Over the years when growing up I have been glued to the TV on election nights watching the various counts in Town Halls around the country, I loved Robert McKenzie's swingometer which uncannily gave extremely accurate predictions of who would win an election. Then, when in 1997 I attended my very first count in Walsall Town Hall as the Referendum Party candidate for Walsall North, I was impressed by the efficiency of our voting and counting system and the way the Returning Officer conducted the count.


The beauty of our way of voting is down to the fact it is visible at every stage. During that 1997 general election a voter would go to their local polling station where their name was checked and then crossed through on the copy of the electoral register issued for everyone entitled to vote in that polling station, this meant that person could only vote once. When the polls closed at 10.00 pm the ballot boxes were taken to the Town Hall where they were logged in, registered and the seal's checked to ensure they had not been tampered with.


Once the boxes were opened the number of ballot papers the boxes contained were counted to ensure they tallied with the number of voters who had cast their votes. Sometimes they would not tally as people do some peculiar things, such as walking out of the polling station with their ballot paper and, despite registering to vote, not casting it. During my first election the Returning Officer explained that during one election they found a ballot paper from Shropshire in one of the Walsall ballot boxes. It can only presumed the person this ballot paper belonged to was in a rush, collected the ballot paper in his/her local polling station then later in the day completed it and popped it into a ballot box in the first polling station that person encountered, not realising this invalidated their vote.


When the returning officer was happy everything tallied the ballot papers they were then counted into bundles of 50 per bundle and had elastic bands put around them. The bundles were then put into baskets with the appropriate candidate name, this way the candidates and their polling agents were able to see how the bundles of votes stacked up and who was getting the largest share of the votes cast. The only times an election count is queried is either when the vote is very close or when a candidate is within a whisker of the 5% they need to save their general election £500 deposit. Again this process is observed by all and at the end a victor announced. As the whole process is fully observed with physical ballot papers there can be nothing left to dispute.
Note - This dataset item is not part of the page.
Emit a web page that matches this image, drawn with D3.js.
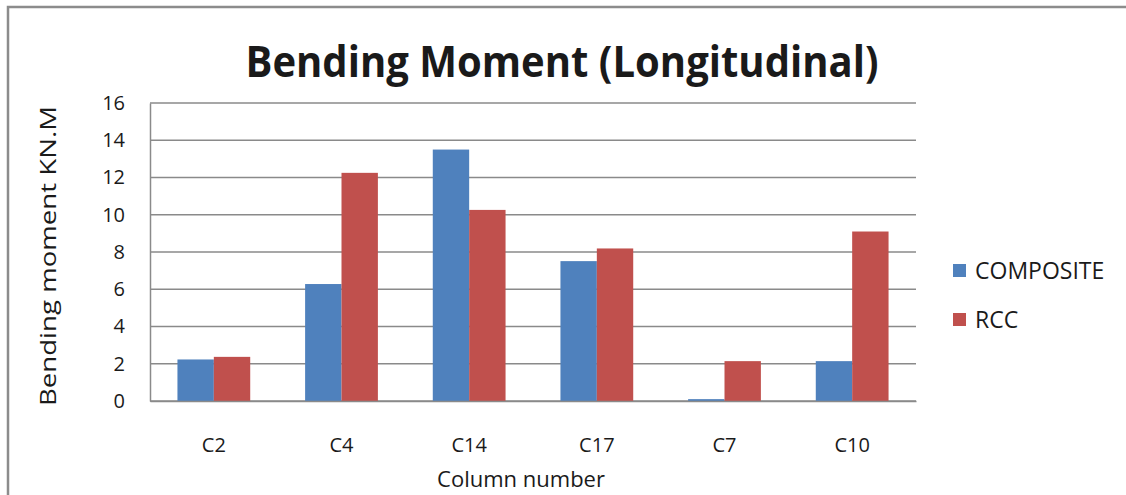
<!DOCTYPE html>
<html>
<head>
<meta charset="utf-8">
<script src="https://cdn.jsdelivr.net/npm/d3@7"></script>
<style>
  body { margin: 0; background: #fff; overflow: hidden; }
  text { font-family: "Open Sans", "Liberation Sans", sans-serif; fill: #1a1a1a; }
</style>
</head>
<body>
<svg id="chart" width="1126" height="495"></svg>
<script>
// Chart data
const columns = ['C2', 'C4', 'C14', 'C17', 'C7', 'C10'];
const seriesNames = ['COMPOSITE', 'RCC'];
const composite = [2.23, 6.28, 13.5, 7.51, 0.1, 2.14];
const rcc = [2.37, 12.25, 10.26, 8.19, 2.14, 9.1];
const yTicks = [0, 2, 4, 6, 8, 10, 12, 14, 16];
const colors = ['#4F81BD', '#C0504D'];

const width = 1126, height = 495;
const margin = { top: 103, right: 210, bottom: 94, left: 150 };
const chartWidth = width - margin.left - margin.right;
const chartHeight = height - margin.top - margin.bottom;

const svg = d3.select('#chart');

// frame around the chart (only top and left show in the picture)
svg.append('path')
  .attr('d', `M8,${height} L8,7 L${width},7`)
  .attr('fill', 'none')
  .attr('stroke', '#8c8c8c')
  .attr('stroke-width', 2.5);

const xScale = d3.scaleBand()
  .domain(columns)
  .range([0, chartWidth])
  .paddingInner(0.43)
  .paddingOuter(0.215);

const xInner = d3.scaleBand()
  .domain(seriesNames)
  .range([0, xScale.bandwidth()]);

const yScale = d3.scaleLinear()
  .domain([0, 16])
  .range([chartHeight, 0]);

const chart = svg.append('g')
  .attr('transform', `translate(${margin.left}, ${margin.top})`);

// gridlines
chart.append('g')
  .selectAll('line')
  .data(yTicks)
  .enter()
  .append('line')
  .attr('x1', 0)
  .attr('x2', chartWidth)
  .attr('y1', (d) => yScale(d))
  .attr('y2', (d) => yScale(d))
  .attr('stroke', '#8a8a8a')
  .attr('stroke-width', 1.5);

// y axis
const yAxis = chart.append('g')
  .call(d3.axisLeft(yScale).tickValues(yTicks).tickSize(0).tickPadding(25));
yAxis.select('.domain').attr('stroke', '#8a8a8a').attr('stroke-width', 1.5);
yAxis.selectAll('text')
  .style('font-size', '20px')
  .style('font-family', '"Open Sans", sans-serif')
  .attr('fill', '#1a1a1a');

// bars
const rows = columns.map((c, i) => ({ col: c, values: [composite[i], rcc[i]] }));
const groups = chart.selectAll('.grp')
  .data(rows)
  .enter()
  .append('g')
  .attr('transform', (d) => `translate(${xScale(d.col)}, 0)`);

groups.selectAll('rect')
  .data((d) => d.values.map((v, j) => ({ name: seriesNames[j], v: v, j: j })))
  .enter()
  .append('rect')
  .attr('x', (d) => xInner(d.name))
  .attr('y', (d) => yScale(d.v))
  .attr('width', xInner.bandwidth())
  .attr('height', (d) => chartHeight - yScale(d.v))
  .attr('fill', (d) => colors[d.j]);

// x axis
const xAxis = chart.append('g')
  .attr('transform', `translate(0, ${chartHeight})`)
  .call(d3.axisBottom(xScale).tickSize(0).tickPadding(37));
xAxis.select('.domain').attr('stroke', '#8a8a8a').attr('stroke-width', 1.5);
xAxis.selectAll('text')
  .style('font-size', '20px')
  .style('font-family', '"Open Sans", sans-serif')
  .attr('fill', '#1a1a1a');

// title
svg.append('text')
  .attr('x', 562)
  .attr('y', 77)
  .attr('text-anchor', 'middle')
  .attr('textLength', 633)
  .attr('lengthAdjust', 'spacingAndGlyphs')
  .style('font-size', '43px')
  .style('font-weight', 'bold')
  .attr('fill', '#000')
  .text('Bending Moment (Longitudinal)');

// x axis label
svg.append('text')
  .attr('x', 521)
  .attr('y', 487)
  .attr('text-anchor', 'middle')
  .style('font-size', '22px')
  .text('Column number');

// y axis label
svg.append('text')
  .attr('transform', 'translate(56, 256) rotate(-90)')
  .attr('text-anchor', 'middle')
  .attr('textLength', 300)
  .attr('lengthAdjust', 'spacingAndGlyphs')
  .style('font-size', '22px')
  .text('Bending moment KN.M');

// legend
const legend = svg.append('g')
  .selectAll('g')
  .data(seriesNames)
  .enter()
  .append('g')
  .attr('transform', (d, i) => `translate(953, ${264 + i * 49})`);

legend.append('rect')
  .attr('width', 13)
  .attr('height', 13)
  .attr('fill', (d, i) => colors[i]);

legend.append('text')
  .attr('x', 22)
  .attr('y', 15)
  .style('font-size', '23px')
  .text((d) => d);
</script>
</body>
</html>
That was how it was during the first election count I attended which, ironically, was the terrible night when Tony Blair was elected into office with a massive majority. He then opened up and relaxed the rules on postal voting which has undermined, to some degree, the British voting system and has been responsible for acts of voter fraud ever since. However, we still, thank heavens, have an open and easily viewed and correlated voting system, unlike the now very suspect computerised USA voting.


If the USA, which lays claim to be the worlds most democratic nation, wants to retain that claim and have elections people can trust, it needs to abandon voting machines. Also, as we should here in the UK too, postal voting should be restricted to only those who have a valid reason for not being able to visit their polling station with paper ballot voting only ever to be used. Then it will be harder for elections to be disputed. Our UK system is so efficient it means we can have a vote on a Thursday and usually a new PM or administration in office on the day after.


Finally, in an e-mail reply I received from Mike, my American friend, he wrote a few days after the election:

"And all this time, I thought we had a functioning constitutional republic. It has been very difficult to come to grips with the fact that the election fraud has disenfranchised the majority of American voters. The vote fraud is unbelievable. And will take a whole lot of time to sort out. I do not think that team Trump fully understood what was going to hit them. When the Michigan secretary of state sent us unsolicited requests for absentee ballots in late March, there were two letters for people not living at our address. Suggesting to me that the rot is too deep to recover from, and we are in the end game stage."